# Fished For pompano first time....need help!



## #1hookup (Aug 20, 2008)

Took my son out this morning right at daylight off the beach across from peg leg Pete's. Had some sand fleas and couldn't get a bite. Surf was so rough even 4oz pyramid wouldn't sit still! Does anyone know of a decent bowl or rift I could get my son on some pomps for the gb pompano tourney? He is 4 and über excited!


----------



## Caddy Yakker (May 21, 2011)

Your best bet is to go out to the beach a day or 2 before you plan on fishing, (hopefully sunny) and look for washouts. They change and move all the time so doing some scouting really pays off especially if you plan on fishing really early in the am. Its still a little early but the fishing will only get better. Good luck!


----------



## onemorecast (Feb 16, 2009)

#1hookup said:


> Took my son out this morning right at daylight off the beach across from peg leg Pete's. Had some sand fleas and couldn't get a bite. Surf was so rough even 4oz pyramid wouldn't sit still! Does anyone know of a decent bowl or rift I could get my son on some pomps for the gb pompano tourney? He is 4 and über excited!


 Maybe this will help!! How to read the surf. Find places where rip currents "washes" exist and fish there. Usually will produce! Also observe tides.


----------



## sea boss (Aug 1, 2009)

Nice Illustration


----------



## Tyler Massey (Oct 2, 2007)

This time of year I think Ft Pickens is a little more consistant with the pompano.. The most important thing to catching them is being out there. You put in your hours with good baits and you will produce some nice fish. Good luck!!


----------



## FlatsBoy10 (Dec 31, 2012)

Ft.Pickens hasn't produced for me yet this year!
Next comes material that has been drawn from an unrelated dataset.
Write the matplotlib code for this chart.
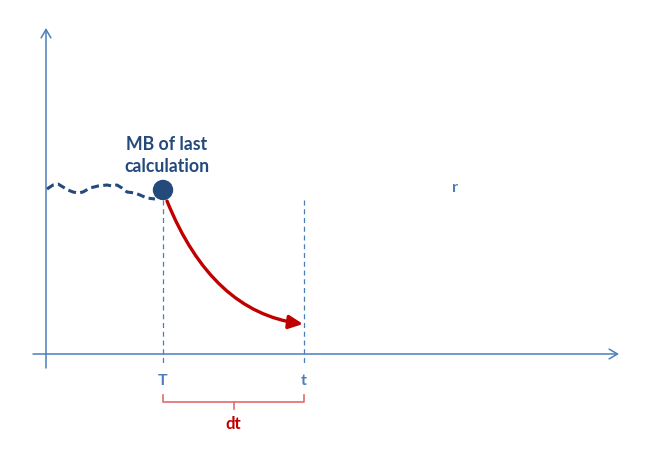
import matplotlib.pyplot as plt
from matplotlib.patches import FancyArrowPatch, Circle
from matplotlib.path import Path

plt.rcParams['font.family'] = ['Lato', 'DejaVu Sans']

# diagram positions, in pixel coordinates of the 650x450 picture
axis_origin = (46, 354)
y_axis_top = 28
y_axis_bottom = 368
x_axis_left = 33
x_axis_right = 619

# wavy history line before the last calculation
wave_x = [47, 53, 58, 63, 68, 73, 78, 83, 90, 98, 107, 112, 117, 122, 127, 135, 140, 147, 155]
wave_y = [189, 185, 184, 187, 190, 192, 193, 192, 188, 186, 185, 186, 185, 188, 192, 193, 195, 198, 199]

dot_xy = (163, 190)
T_x = 163
t_x = 304

# red curve: start, control, end (quadratic bezier)
curve_pts = [(167, 201), (212, 312), (303, 324)]

dark_blue = '#244A7C'
axis_blue = '#4A7EBB'
red = '#C00000'
brace_red = '#E06C6C'

fig = plt.figure(figsize=(6.5, 4.5), dpi=100)
ax = fig.add_axes([0, 0, 1, 1])
ax.set_xlim(0, 650)
ax.set_ylim(450, 0)
ax.axis('off')

# axes
head = '->,head_length=0.6,head_width=0.35'
ax.add_patch(FancyArrowPatch((axis_origin[0], y_axis_bottom), (axis_origin[0], y_axis_top),
                             arrowstyle=head, mutation_scale=10,
                             color=axis_blue, lw=1.1, shrinkA=0, shrinkB=0))
ax.add_patch(FancyArrowPatch((x_axis_left, axis_origin[1]), (x_axis_right, axis_origin[1]),
                             arrowstyle=head, mutation_scale=10,
                             color=axis_blue, lw=1.1, shrinkA=0, shrinkB=0))

# wavy dashed line and dot
ax.plot(wave_x, wave_y, color=dark_blue, lw=2.2, ls=(0, (2.6, 1.4)), solid_capstyle='butt')
ax.add_patch(Circle(dot_xy, 9.5, color=dark_blue, zorder=5))

# vertical dashed guides
ax.plot([T_x, T_x], [200, 365], color=axis_blue, lw=0.9, ls=(0, (4, 3)))
ax.plot([t_x, t_x], [200, 365], color=axis_blue, lw=0.9, ls=(0, (4, 3)))

# red curve
path = Path(curve_pts, [Path.MOVETO, Path.CURVE3, Path.CURVE3])
ax.add_patch(FancyArrowPatch(path=path, arrowstyle='-|>,head_length=0.42,head_width=0.2',
                             mutation_scale=20, color=red, lw=2.4, zorder=4))

# brace under T..t
ax.plot([T_x, T_x, t_x, t_x], [395, 402, 402, 395], color=brace_red, lw=1.2)
ax.plot([(T_x + t_x) / 2] * 2, [402, 409], color=brace_red, lw=1.2)

# labels
ax.text(167, 145, 'MB of last', color=dark_blue, fontsize=12.7, fontweight='bold',
        ha='center', va='center')
ax.text(167, 167, 'calculation', color=dark_blue, fontsize=12.7, fontweight='bold',
        ha='center', va='center')
ax.text(T_x, 381, 'T', color=axis_blue, fontsize=11.5, fontweight='bold', ha='center', va='center')
ax.text(t_x, 381, 't', color=axis_blue, fontsize=11.5, fontweight='bold', ha='center', va='center')
ax.text((T_x + t_x) / 2, 424, 'dt', color=red, fontsize=12, fontweight='bold', ha='center', va='center')
ax.text(455, 188, 'r', color=axis_blue, fontsize=11.5, fontweight='bold', ha='center', va='center')

fig.savefig('out.png', dpi=100)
Fished a lot with fleas and shrimp in rips and washouts. I'm doin everything right... I think Navarre beach is holding more pumps right now... best way to learn is get out there and watch other fisherman. I've learned a lot just sitting on beach and watching for two hours but I just haven't been lucky enough... whole month of march the beach should be covered with them...


----------



## Tyler Massey (Oct 2, 2007)

FlatsBoy10 said:


> Ft.Pickens hasn't produced for me yet this year! Fished a lot with fleas and shrimp in rips and washouts. I'm doin everything right... I think Navarre beach is holding more pumps right now... best way to learn is get out there and watch other fisherman. I've learned a lot just sitting on beach and watching for two hours but I just haven't been lucky enough... whole month of march the beach should be covered with them...


Well maybe I just got lucky, Ive only been twice for a total of about 5hrs and caught 16!! lol


----------



## reelndrag (Feb 20, 2013)

Thanks for the illustration onemorecast.. That helped a lot for me!


----------



## sea boss (Aug 1, 2009)

in really rough surf use spider weights


----------



## FlatsBoy10 (Dec 31, 2012)

Tyler Massey said:


> Well maybe I just got lucky, Ive only been twice for a total of about 5hrs and caught 16!! lol


Got any GPS coordinates? Lol... It seems like a lot of people including you catch a lot of them anywhere u go... I guess its just knowing the area and experience over time... I'm really not having much of any luck this year with pomps... don't know what I'm doin wrong but maybe I'll get.lucky! Ha


----------



## Magic Mike (Jun 30, 2009)

sea boss said:


> in really rough surf use spider weights


+1

They are migratory fish and visual hunters so I think they come and go in certain areas throughout their run... Like someone said, find the washouts. It's easier to spot them if you go look during low tide. You can get a better sense of the shore's layout. I haven't been this year, but the reports I've read have indicated that mid/late afternoon has been hitting.

I've always been a fan of EOP (East of Portofino) just for the fact that normally you can find places where there are no swimmers. Nothing worse than getting set up and your bait wet to have some people arrive to swim near your lines...


----------